A phoenix company is where the assets of one Limited Company are moved to another legal entity. Often some or all of the directors remain the same and in some cases, the new company has the same or a similar name to the failed business. The phoenix company will operate in the same sphere as its predecessor.
And you can ask them if they have taken sections 216 and 217 of the Insolvency Act 1986 into consideration.
For clarification purposes, of course.
If I buy a ticket to see Celtic and Rangers, I need to be sure its Rangers I am seeing, or i want my money back.
You wouldn’t expect to see an Abba tribute band if it said Abba on the ticket, would you ?
Thats what we need.
From a legally minded chap.
Alright, another legally minded chap. This guy was too close to the action, yet oddly enough he has never been involved with the new club, which of course would have given it some credibility. One wonders why. as he was a big fan of the old club. And if it was the same club, he’d have been just as pleased as any other fan..
Wouldn’t he ?
Now , of course, none of this will appear in the mainstream media.

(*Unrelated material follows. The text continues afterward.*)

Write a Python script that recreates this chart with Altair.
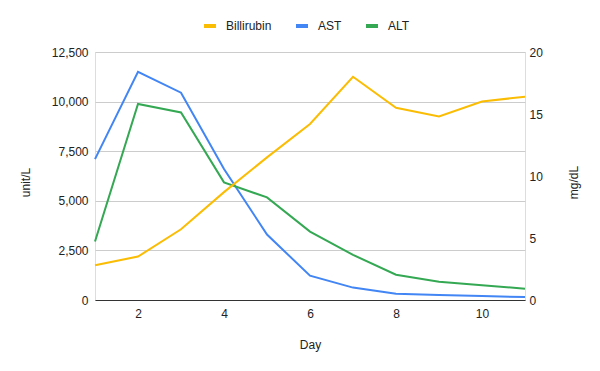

Their neglect has been shameful, and along with other scandals, such as Resolution 12, the Five Way Agreement, the attempt to coerce the new entity into the top division and the lack if money coming into the Scottish game, they’ve chosen not to report on it.
Well, certainly no more than a sort of rounding up of a few facts that had already been freely available on the interweb.
All of those guilty of wrongdoing are still hiding their head in the sand hoping all of this will go away.
Celtic shareholders will be at the AGM tomorrow.
The board, and especially the CEO are well aware of the situation.
Won’t hurt to remind them though…
It’s time to crank up the pressure again.
On the SFA, the SPFL and on BDO.
Most of all, if they want to keep selling papers, or regain any respect, its time for the Scottish mainstream media to start asking questions.
Actually, a wee bit more than that.
They can start demanding answers.
What they must not do is underestimate the consequences of being , however loosely, tied in with the biggest fraud in British sporting history.